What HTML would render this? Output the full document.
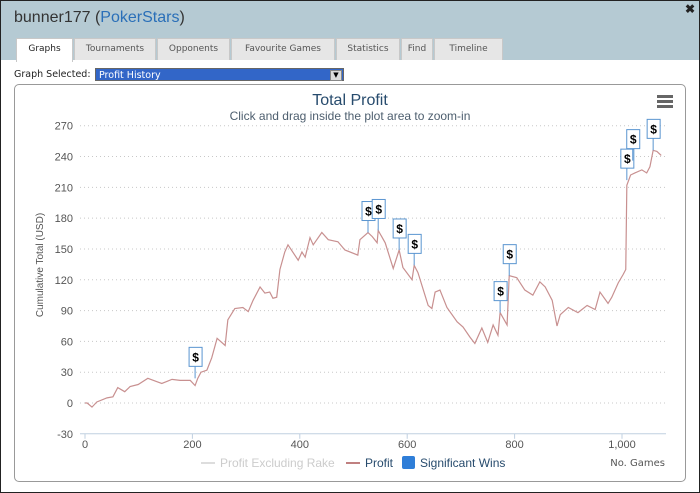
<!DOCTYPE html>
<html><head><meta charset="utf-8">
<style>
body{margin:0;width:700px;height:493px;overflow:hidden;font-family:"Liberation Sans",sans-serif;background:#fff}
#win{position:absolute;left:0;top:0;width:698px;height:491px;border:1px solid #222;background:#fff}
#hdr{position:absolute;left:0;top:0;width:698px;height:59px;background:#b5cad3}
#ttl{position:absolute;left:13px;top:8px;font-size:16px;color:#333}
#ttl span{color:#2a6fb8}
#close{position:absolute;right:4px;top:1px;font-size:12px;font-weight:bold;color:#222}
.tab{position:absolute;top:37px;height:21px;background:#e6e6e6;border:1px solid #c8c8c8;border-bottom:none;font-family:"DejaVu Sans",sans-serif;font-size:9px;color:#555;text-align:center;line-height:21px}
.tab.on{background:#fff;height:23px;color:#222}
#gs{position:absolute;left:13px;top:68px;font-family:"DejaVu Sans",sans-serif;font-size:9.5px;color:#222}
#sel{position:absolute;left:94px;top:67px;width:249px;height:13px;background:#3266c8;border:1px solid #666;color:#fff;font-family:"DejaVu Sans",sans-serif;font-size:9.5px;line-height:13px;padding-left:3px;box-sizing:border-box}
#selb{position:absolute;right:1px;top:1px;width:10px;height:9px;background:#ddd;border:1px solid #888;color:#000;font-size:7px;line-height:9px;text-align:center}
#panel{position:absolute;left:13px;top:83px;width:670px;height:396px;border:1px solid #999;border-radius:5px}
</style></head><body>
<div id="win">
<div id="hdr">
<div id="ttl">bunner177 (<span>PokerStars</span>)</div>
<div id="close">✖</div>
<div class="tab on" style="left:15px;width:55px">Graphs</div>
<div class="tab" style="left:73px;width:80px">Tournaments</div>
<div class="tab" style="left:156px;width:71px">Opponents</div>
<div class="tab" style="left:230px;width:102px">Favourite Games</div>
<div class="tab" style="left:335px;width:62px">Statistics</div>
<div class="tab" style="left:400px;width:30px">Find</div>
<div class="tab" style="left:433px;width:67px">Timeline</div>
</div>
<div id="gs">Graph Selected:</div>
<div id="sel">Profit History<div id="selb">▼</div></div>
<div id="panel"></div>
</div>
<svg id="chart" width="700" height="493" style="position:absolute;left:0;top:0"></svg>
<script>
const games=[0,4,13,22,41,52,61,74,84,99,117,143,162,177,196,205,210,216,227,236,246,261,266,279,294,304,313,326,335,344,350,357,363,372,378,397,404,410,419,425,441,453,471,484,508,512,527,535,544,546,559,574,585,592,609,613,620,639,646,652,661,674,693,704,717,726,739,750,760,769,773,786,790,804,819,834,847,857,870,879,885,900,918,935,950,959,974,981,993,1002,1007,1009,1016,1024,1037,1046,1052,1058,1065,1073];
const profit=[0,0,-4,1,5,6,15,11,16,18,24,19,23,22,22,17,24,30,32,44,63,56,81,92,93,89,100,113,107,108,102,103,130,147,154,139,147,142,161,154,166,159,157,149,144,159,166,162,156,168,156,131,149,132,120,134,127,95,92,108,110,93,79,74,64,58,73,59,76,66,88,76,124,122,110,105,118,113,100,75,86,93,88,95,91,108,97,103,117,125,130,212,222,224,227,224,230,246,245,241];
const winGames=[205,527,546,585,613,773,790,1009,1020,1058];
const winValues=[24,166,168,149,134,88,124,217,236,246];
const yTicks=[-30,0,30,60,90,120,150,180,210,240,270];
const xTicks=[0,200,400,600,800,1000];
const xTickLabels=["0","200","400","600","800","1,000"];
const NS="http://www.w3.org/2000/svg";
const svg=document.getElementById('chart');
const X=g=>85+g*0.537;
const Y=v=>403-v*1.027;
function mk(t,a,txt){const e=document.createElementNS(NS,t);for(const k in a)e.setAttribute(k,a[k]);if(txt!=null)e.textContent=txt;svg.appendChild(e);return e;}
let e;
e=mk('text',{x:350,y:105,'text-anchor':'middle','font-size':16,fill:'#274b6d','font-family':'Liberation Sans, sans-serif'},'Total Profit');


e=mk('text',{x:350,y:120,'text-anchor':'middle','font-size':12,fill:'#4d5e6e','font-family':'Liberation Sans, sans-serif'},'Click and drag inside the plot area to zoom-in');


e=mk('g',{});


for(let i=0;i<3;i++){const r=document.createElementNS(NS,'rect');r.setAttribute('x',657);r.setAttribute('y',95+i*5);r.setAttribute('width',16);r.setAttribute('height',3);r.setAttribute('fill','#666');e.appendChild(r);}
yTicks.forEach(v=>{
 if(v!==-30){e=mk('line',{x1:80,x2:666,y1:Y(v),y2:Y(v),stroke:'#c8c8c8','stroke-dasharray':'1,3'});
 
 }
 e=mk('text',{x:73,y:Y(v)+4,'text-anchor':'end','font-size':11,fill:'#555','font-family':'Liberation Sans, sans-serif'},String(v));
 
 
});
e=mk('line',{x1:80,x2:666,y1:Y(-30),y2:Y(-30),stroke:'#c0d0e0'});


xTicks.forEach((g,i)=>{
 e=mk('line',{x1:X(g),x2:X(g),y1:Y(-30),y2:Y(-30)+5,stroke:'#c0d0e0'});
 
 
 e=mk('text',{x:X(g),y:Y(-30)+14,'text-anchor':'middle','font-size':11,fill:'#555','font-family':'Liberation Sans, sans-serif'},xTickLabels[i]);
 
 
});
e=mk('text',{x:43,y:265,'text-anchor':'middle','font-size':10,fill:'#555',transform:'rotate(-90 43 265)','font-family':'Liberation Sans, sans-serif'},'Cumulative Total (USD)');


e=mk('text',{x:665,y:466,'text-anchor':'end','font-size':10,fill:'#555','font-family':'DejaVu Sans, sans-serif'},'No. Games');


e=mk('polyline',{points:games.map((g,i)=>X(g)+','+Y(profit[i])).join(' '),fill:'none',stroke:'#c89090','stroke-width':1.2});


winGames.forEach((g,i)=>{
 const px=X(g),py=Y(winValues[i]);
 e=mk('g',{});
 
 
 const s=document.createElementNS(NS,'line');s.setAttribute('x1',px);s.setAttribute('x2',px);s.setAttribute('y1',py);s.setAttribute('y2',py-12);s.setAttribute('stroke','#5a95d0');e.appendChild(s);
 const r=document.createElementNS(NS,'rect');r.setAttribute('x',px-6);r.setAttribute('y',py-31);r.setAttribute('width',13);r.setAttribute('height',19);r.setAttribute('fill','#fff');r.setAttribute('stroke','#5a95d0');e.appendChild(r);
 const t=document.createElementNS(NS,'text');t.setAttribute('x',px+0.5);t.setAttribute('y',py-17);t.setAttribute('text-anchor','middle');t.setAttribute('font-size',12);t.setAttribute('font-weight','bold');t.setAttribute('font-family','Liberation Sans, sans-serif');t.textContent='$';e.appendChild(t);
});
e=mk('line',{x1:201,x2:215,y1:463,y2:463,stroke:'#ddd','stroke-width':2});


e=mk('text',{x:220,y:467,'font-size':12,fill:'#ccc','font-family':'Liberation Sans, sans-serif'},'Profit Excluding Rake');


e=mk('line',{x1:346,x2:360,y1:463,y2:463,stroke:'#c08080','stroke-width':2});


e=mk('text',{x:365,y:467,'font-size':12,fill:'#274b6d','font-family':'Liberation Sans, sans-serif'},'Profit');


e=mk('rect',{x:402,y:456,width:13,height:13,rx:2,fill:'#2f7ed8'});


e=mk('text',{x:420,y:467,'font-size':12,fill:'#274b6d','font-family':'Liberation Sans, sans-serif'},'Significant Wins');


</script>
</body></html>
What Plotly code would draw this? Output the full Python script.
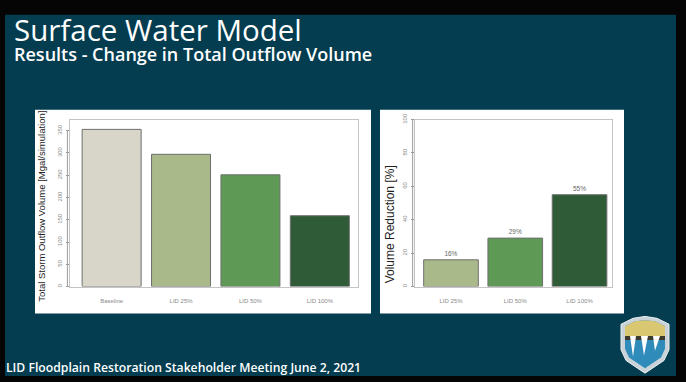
++++
#### AIM
Print every entry exactly as written, without the pictures.

#### COMPLETE RESPONSE
What HTML would render this? Output the full document.
<!DOCTYPE html>
<html><head><meta charset="utf-8">
<style>
body{margin:0;width:700px;height:493px;overflow:hidden;font-family:"Liberation Sans",sans-serif;background:#fff}
#win{position:absolute;left:0;top:0;width:698px;height:491px;border:1px solid #222;background:#fff}
#hdr{position:absolute;left:0;top:0;width:698px;height:59px;background:#b5cad3}
#ttl{position:absolute;left:13px;top:8px;font-size:16px;color:#333}
#ttl span{color:#2a6fb8}
#close{position:absolute;right:4px;top:1px;font-size:12px;font-weight:bold;color:#222}
.tab{position:absolute;top:37px;height:21px;background:#e6e6e6;border:1px solid #c8c8c8;border-bottom:none;font-family:"DejaVu Sans",sans-serif;font-size:9px;color:#555;text-align:center;line-height:21px}
.tab.on{background:#fff;height:23px;color:#222}
#gs{position:absolute;left:13px;top:68px;font-family:"DejaVu Sans",sans-serif;font-size:9.5px;color:#222}
#sel{position:absolute;left:94px;top:67px;width:249px;height:13px;background:#3266c8;border:1px solid #666;color:#fff;font-family:"DejaVu Sans",sans-serif;font-size:9.5px;line-height:13px;padding-left:3px;box-sizing:border-box}
#selb{position:absolute;right:1px;top:1px;width:10px;height:9px;background:#ddd;border:1px solid #888;color:#000;font-size:7px;line-height:9px;text-align:center}
#panel{position:absolute;left:13px;top:83px;width:670px;height:396px;border:1px solid #999;border-radius:5px}
</style></head><body>
<div id="win">
<div id="hdr">
<div id="ttl">bunner177 (<span>PokerStars</span>)</div>
<div id="close">✖</div>
<div class="tab on" style="left:15px;width:55px">Graphs</div>
<div class="tab" style="left:73px;width:80px">Tournaments</div>
<div class="tab" style="left:156px;width:71px">Opponents</div>
<div class="tab" style="left:230px;width:102px">Favourite Games</div>
<div class="tab" style="left:335px;width:62px">Statistics</div>
<div class="tab" style="left:400px;width:30px">Find</div>
<div class="tab" style="left:433px;width:67px">Timeline</div>
</div>
<div id="gs">Graph Selected:</div>
<div id="sel">Profit History<div id="selb">▼</div></div>
<div id="panel"></div>
</div>
<svg id="chart" width="700" height="493" style="position:absolute;left:0;top:0"></svg>
<script>
const games=[0,4,13,22,41,52,61,74,84,99,117,143,162,177,196,205,210,216,227,236,246,261,266,279,294,304,313,326,335,344,350,357,363,372,378,397,404,410,419,425,441,453,471,484,508,512,527,535,544,546,559,574,585,592,609,613,620,639,646,652,661,674,693,704,717,726,739,750,760,769,773,786,790,804,819,834,847,857,870,879,885,900,918,935,950,959,974,981,993,1002,1007,1009,1016,1024,1037,1046,1052,1058,1065,1073];
const profit=[0,0,-4,1,5,6,15,11,16,18,24,19,23,22,22,17,24,30,32,44,63,56,81,92,93,89,100,113,107,108,102,103,130,147,154,139,147,142,161,154,166,159,157,149,144,159,166,162,156,168,156,131,149,132,120,134,127,95,92,108,110,93,79,74,64,58,73,59,76,66,88,76,124,122,110,105,118,113,100,75,86,93,88,95,91,108,97,103,117,125,130,212,222,224,227,224,230,246,245,241];
const winGames=[205,527,546,585,613,773,790,1009,1020,1058];
const winValues=[24,166,168,149,134,88,124,217,236,246];
const yTicks=[-30,0,30,60,90,120,150,180,210,240,270];
const xTicks=[0,200,400,600,800,1000];
const xTickLabels=["0","200","400","600","800","1,000"];
const NS="http://www.w3.org/2000/svg";
const svg=document.getElementById('chart');
const X=g=>85+g*0.537;
const Y=v=>403-v*1.027;
function mk(t,a,txt){const e=document.createElementNS(NS,t);for(const k in a)e.setAttribute(k,a[k]);if(txt!=null)e.textContent=txt;svg.appendChild(e);return e;}
let e;
e=mk('text',{x:350,y:105,'text-anchor':'middle','font-size':16,fill:'#274b6d','font-family':'Liberation Sans, sans-serif'},'Total Profit');


e=mk('text',{x:350,y:120,'text-anchor':'middle','font-size':12,fill:'#4d5e6e','font-family':'Liberation Sans, sans-serif'},'Click and drag inside the plot area to zoom-in');


e=mk('g',{});


for(let i=0;i<3;i++){const r=document.createElementNS(NS,'rect');r.setAttribute('x',657);r.setAttribute('y',95+i*5);r.setAttribute('width',16);r.setAttribute('height',3);r.setAttribute('fill','#666');e.appendChild(r);}
yTicks.forEach(v=>{
 if(v!==-30){e=mk('line',{x1:80,x2:666,y1:Y(v),y2:Y(v),stroke:'#c8c8c8','stroke-dasharray':'1,3'});
 
 }
 e=mk('text',{x:73,y:Y(v)+4,'text-anchor':'end','font-size':11,fill:'#555','font-family':'Liberation Sans, sans-serif'},String(v));
 
 
});
e=mk('line',{x1:80,x2:666,y1:Y(-30),y2:Y(-30),stroke:'#c0d0e0'});


xTicks.forEach((g,i)=>{
 e=mk('line',{x1:X(g),x2:X(g),y1:Y(-30),y2:Y(-30)+5,stroke:'#c0d0e0'});
 
 
 e=mk('text',{x:X(g),y:Y(-30)+14,'text-anchor':'middle','font-size':11,fill:'#555','font-family':'Liberation Sans, sans-serif'},xTickLabels[i]);
 
 
});
e=mk('text',{x:43,y:265,'text-anchor':'middle','font-size':10,fill:'#555',transform:'rotate(-90 43 265)','font-family':'Liberation Sans, sans-serif'},'Cumulative Total (USD)');


e=mk('text',{x:665,y:466,'text-anchor':'end','font-size':10,fill:'#555','font-family':'DejaVu Sans, sans-serif'},'No. Games');


e=mk('polyline',{points:games.map((g,i)=>X(g)+','+Y(profit[i])).join(' '),fill:'none',stroke:'#c89090','stroke-width':1.2});


winGames.forEach((g,i)=>{
 const px=X(g),py=Y(winValues[i]);
 e=mk('g',{});
 
 
 const s=document.createElementNS(NS,'line');s.setAttribute('x1',px);s.setAttribute('x2',px);s.setAttribute('y1',py);s.setAttribute('y2',py-12);s.setAttribute('stroke','#5a95d0');e.appendChild(s);
 const r=document.createElementNS(NS,'rect');r.setAttribute('x',px-6);r.setAttribute('y',py-31);r.setAttribute('width',13);r.setAttribute('height',19);r.setAttribute('fill','#fff');r.setAttribute('stroke','#5a95d0');e.appendChild(r);
 const t=document.createElementNS(NS,'text');t.setAttribute('x',px+0.5);t.setAttribute('y',py-17);t.setAttribute('text-anchor','middle');t.setAttribute('font-size',12);t.setAttribute('font-weight','bold');t.setAttribute('font-family','Liberation Sans, sans-serif');t.textContent='$';e.appendChild(t);
});
e=mk('line',{x1:201,x2:215,y1:463,y2:463,stroke:'#ddd','stroke-width':2});


e=mk('text',{x:220,y:467,'font-size':12,fill:'#ccc','font-family':'Liberation Sans, sans-serif'},'Profit Excluding Rake');


e=mk('line',{x1:346,x2:360,y1:463,y2:463,stroke:'#c08080','stroke-width':2});


e=mk('text',{x:365,y:467,'font-size':12,fill:'#274b6d','font-family':'Liberation Sans, sans-serif'},'Profit');


e=mk('rect',{x:402,y:456,width:13,height:13,rx:2,fill:'#2f7ed8'});


e=mk('text',{x:420,y:467,'font-size':12,fill:'#274b6d','font-family':'Liberation Sans, sans-serif'},'Significant Wins');


</script>
</body></html>
What Plotly code would draw this? Output the full Python script.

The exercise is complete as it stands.